Q: You seem to be suggesting not to worry too much about today’s problems, because higher education has always been a “perfect mess.” But are there issues that are notably worse today than in the past?

A: First, let me say a little about the advantages of the system’s messiness. In the next section, I’ll respond about the problem facing the system today. The relative autonomy and decentralization of American higher education allows individual colleges and universities to find their own ways of meeting needs, finding supporters and making themselves useful. They can choose to specialize, focusing on particular parts of the market -- by level of degree, primary consumer base, religious orientation or vocational function. Or, like the big public and private universities, they can choose to provide something for everyone. This makes for individual institutions that don’t have a clean organization chart, looking instead like what some researchers have called “organized anarchies.”

The typical university is in constant tension between autonomous academic departments, which control curriculum and faculty hiring and promotion, and a strong president, who controls funding and is responsible only to the lay board of directors who own the place. Also thrown into the mix are a jumble of independent institutes, research centers and academic programs that have emerged in response to a variety of funding opportunities and faculty initiatives. The resulting institution is a hustler’s paradise, driven by a wide array of entrepreneurial actors: faculty trying to pursue intellectual interests and forge a career; administrators trying to protect and enrich the larger enterprise; and donors and students who want to draw on the university’s rich resources and capitalize on association with its stellar brand. These actors are feverishly pursuing their own interests within the framework of the university, which lures them with incentives, draws strength from their complex interactions and then passes these benefits on to society.

Q: What do you see as the major challenges facing academic leaders today?

A: The biggest problem facing the American system of higher education today is how to deal with its own success. In the 19th century, very few people attended college, so the system was not much in the public spotlight. Burgeoning enrollments in the 20th century put the system center stage, especially when it became the expectation that most people should graduate from some sort of college. As higher education moved from being an option to becoming a necessity, it increasingly found itself under the kind of intense scrutiny that has long been directed at American schools.
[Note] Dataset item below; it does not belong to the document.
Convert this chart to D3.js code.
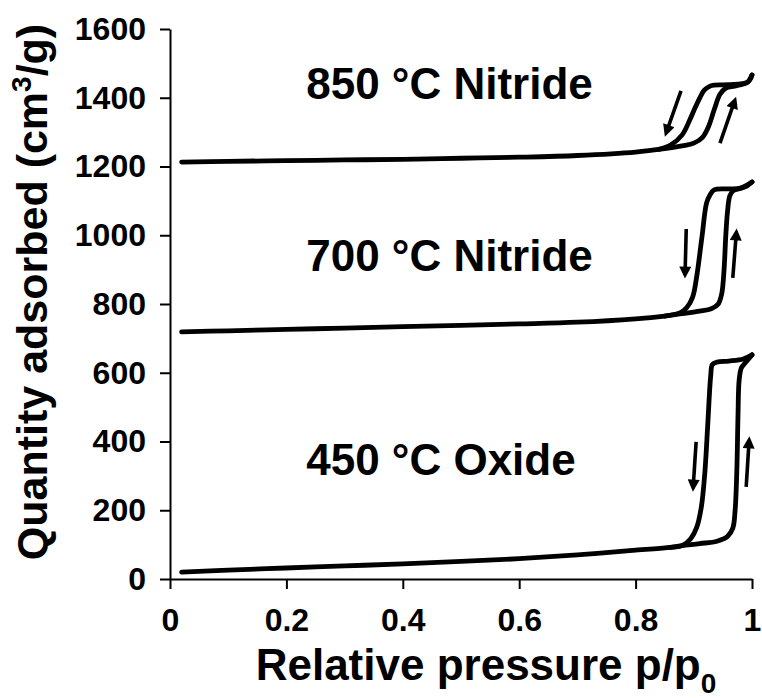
<!DOCTYPE html>
<html>
<head>
<meta charset="utf-8">
<script src="https://cdn.jsdelivr.net/npm/d3@7"></script>
<style>
  body { margin: 0; background: #fff; }
  text { font-family: "Liberation Sans", Arial, sans-serif; font-weight: bold; fill: #000; }
</style>
</head>
<body>
<div id="chart"></div>
<script>
// isotherm branches, [p/p0, cm3/g]
const oxideAds = [[0.02, 20], [0.1, 26], [0.2, 32], [0.3, 38], [0.4, 44], [0.5, 51], [0.6, 59], [0.7, 70],
  [0.8, 84], [0.86, 92], [0.88, 97], [0.91, 103], [0.94, 110], [0.958, 124], [0.967, 148], [0.971, 200],
  [0.974, 320], [0.976, 480], [0.978, 580], [0.982, 615], [0.99, 632], [1.0, 652]];
const oxideDes = [[1.0, 652], [0.985, 640], [0.96, 634], [0.94, 631], [0.932, 624], [0.929, 590],
  [0.924, 450], [0.919, 310], [0.913, 210], [0.905, 150], [0.895, 118], [0.88, 97], [0.86, 92]];

const nitride700Ads = [[0.02, 719], [0.1, 722], [0.2, 726], [0.3, 730], [0.4, 734], [0.5, 738], [0.6, 742],
  [0.7, 747], [0.8, 757], [0.85, 765], [0.88, 772], [0.91, 779], [0.93, 786], [0.942, 800], [0.948, 830],
  [0.952, 900], [0.955, 1000], [0.958, 1070], [0.962, 1115], [0.968, 1130], [0.98, 1136], [0.99, 1142], [1.0, 1155]];
const nitride700Des = [[1.0, 1155], [0.98, 1137], [0.955, 1135], [0.935, 1132], [0.928, 1118], [0.922, 1094],
  [0.914, 995], [0.905, 880], [0.898, 820], [0.888, 790], [0.876, 774], [0.85, 765]];

const nitride850Ads = [[0.02, 1213], [0.1, 1215], [0.2, 1217], [0.3, 1219], [0.4, 1221], [0.5, 1224], [0.6, 1227],
  [0.7, 1232], [0.8, 1242], [0.85, 1252], [0.88, 1260], [0.9, 1268], [0.915, 1285], [0.925, 1315], [0.935, 1365],
  [0.945, 1410], [0.955, 1428], [0.97, 1434], [0.985, 1440], [0.993, 1446], [1.0, 1466]];
const nitride850Des = [[1.0, 1466], [0.993, 1446], [0.96, 1438], [0.935, 1437], [0.928, 1434], [0.918, 1422],
  [0.911, 1402], [0.902, 1370], [0.893, 1335], [0.88, 1292], [0.86, 1262], [0.84, 1250]];

const xTicks = [0, 0.2, 0.4, 0.6, 0.8, 1];
const yTicks = [0, 200, 400, 600, 800, 1000, 1200, 1400, 1600];

const sampleNames = ['850 °C Nitride', '700 °C Nitride', '450 °C Oxide'];
const nameAnchors = [[0.234, 1396], [0.234, 896], [0.234, 302]];

// desorption (down) and adsorption (up) arrows: [from, to]
const branchArrows = [
  [[0.878, 1420], [0.853, 1300]], [[0.945, 1268], [0.970, 1390]],
  [[0.887, 1018], [0.885, 888]], [[0.967, 876], [0.973, 1006]],
  [[0.904, 399], [0.899, 268]], [[0.990, 268], [0.995, 401]]
];

const W = 762, H = 698;
const x = d3.scaleLinear().domain([0, 1]).range([170, 752]);
const y = d3.scaleLinear().domain([0, 1600]).range([579, 29]);

const svg = d3.select('#chart').append('svg')
  .attr('width', W)
  .attr('height', H);

svg.append('defs').append('marker')
  .attr('id', 'head')
  .attr('viewBox', '0 0 10 10')
  .attr('refX', 6)
  .attr('refY', 5)
  .attr('markerUnits', 'userSpaceOnUse')
  .attr('markerWidth', 15)
  .attr('markerHeight', 12)
  .attr('orient', 'auto')
  .append('path')
  .attr('d', 'M0,0L10,5L0,10z')
  .attr('fill', '#000');

// axes
const xAxis = svg.append('g')
  .attr('transform', `translate(0,${y(0)})`)
  .call(d3.axisBottom(x).tickValues(xTicks).tickFormat(d => String(d))
    .tickSizeInner(10).tickSizeOuter(0).tickPadding(19));

const yAxis = svg.append('g')
  .attr('transform', `translate(${x(0)},0)`)
  .call(d3.axisLeft(y).tickValues(yTicks).tickFormat(d => String(d))
    .tickSizeInner(10).tickSizeOuter(0).tickPadding(14));

[xAxis, yAxis].forEach(a => {
  a.select('.domain').attr('stroke', '#000').attr('stroke-width', 2);
  a.selectAll('.tick line').attr('stroke', '#000').attr('stroke-width', 2);
  a.selectAll('.tick text')
    .attr('font-family', '"Liberation Sans", Arial, sans-serif')
    .attr('font-weight', 'bold')
    .attr('font-size', 32)
    .attr('fill', '#000');
});

// isotherms
const line = d3.line()
  .x(d => x(d[0]))
  .y(d => y(d[1]))
  .curve(d3.curveCatmullRom.alpha(0.5));

[oxideAds, oxideDes, nitride700Ads, nitride700Des, nitride850Ads, nitride850Des].forEach(branch => {
  svg.append('path')
    .datum(branch)
    .attr('d', line)
    .attr('fill', 'none')
    .attr('stroke', '#000')
    .attr('stroke-width', 4.8)
    .attr('stroke-linecap', 'round')
    .attr('stroke-linejoin', 'round');
});

svg.selectAll('.arrow')
  .data(branchArrows)
  .enter()
  .append('line')
  .attr('class', 'arrow')
  .attr('x1', d => x(d[0][0]))
  .attr('y1', d => y(d[0][1]))
  .attr('x2', d => x(d[1][0]))
  .attr('y2', d => y(d[1][1]))
  .attr('stroke', '#000')
  .attr('stroke-width', 3.6)
  .attr('marker-end', 'url(#head)');

// sample labels
svg.selectAll('.name')
  .data(sampleNames)
  .enter()
  .append('text')
  .attr('class', 'name')
  .attr('x', (d, i) => x(nameAnchors[i][0]))
  .attr('y', (d, i) => y(nameAnchors[i][1]))
  .attr('font-size', 44)
  .text(d => d);

// axis titles
const xTitle = svg.append('text')
  .attr('x', 486)
  .attr('y', 680)
  .attr('text-anchor', 'middle')
  .attr('font-size', 44);
xTitle.append('tspan').text('Relative pressure p/p');
xTitle.append('tspan').attr('dy', 13).attr('font-size', 28).text('0');

const yTitle = svg.append('text')
  .attr('transform', 'translate(47,292) rotate(-90)')
  .attr('text-anchor', 'middle')
  .attr('font-size', 43);
yTitle.append('tspan').text('Quantity adsorbed (cm');
yTitle.append('tspan').attr('dy', -16).attr('font-size', 28).text('3');
yTitle.append('tspan').attr('dy', 16).text('/g)');
</script>
</body>
</html>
Accountability pressure in the last three decades has reshaped elementary and secondary schooling, and now the accountability police are headed to the college campus. As with earlier iterations, this reform effort demands that colleges demonstrate the value that students and the public are getting for their investment in higher education. This is particularly the case because higher education is so much more expensive per student than schooling at lower levels. So how much of this cost should the public pay from tax revenues and how much debt should individual students take on?
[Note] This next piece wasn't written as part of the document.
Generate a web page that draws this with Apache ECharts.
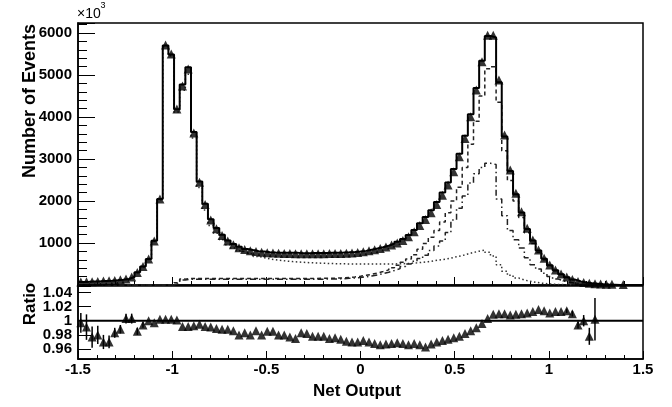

The danger posed by this accountability pressure is that colleges, like the K-12 schools before them, will come under pressure to narrow their mission to a small number of easily measurable outcomes. Most often the purpose boils down to the efficient delivery of instructional services to students, which will provide them with good jobs and provide society with an expanding economy. This ignores the wide array of social functions that the university serves. It’s a laboratory for working on pressing social problems; a playpen for intellectuals to pursue whatever questions seem interesting; a repository for the knowledge needed to address problems that haven’t yet emerged; a zone of creativity and exploration partially buffered from the realm of necessity; and, yes, a classroom for training future workers. The system’s organizational messiness is central to its social value.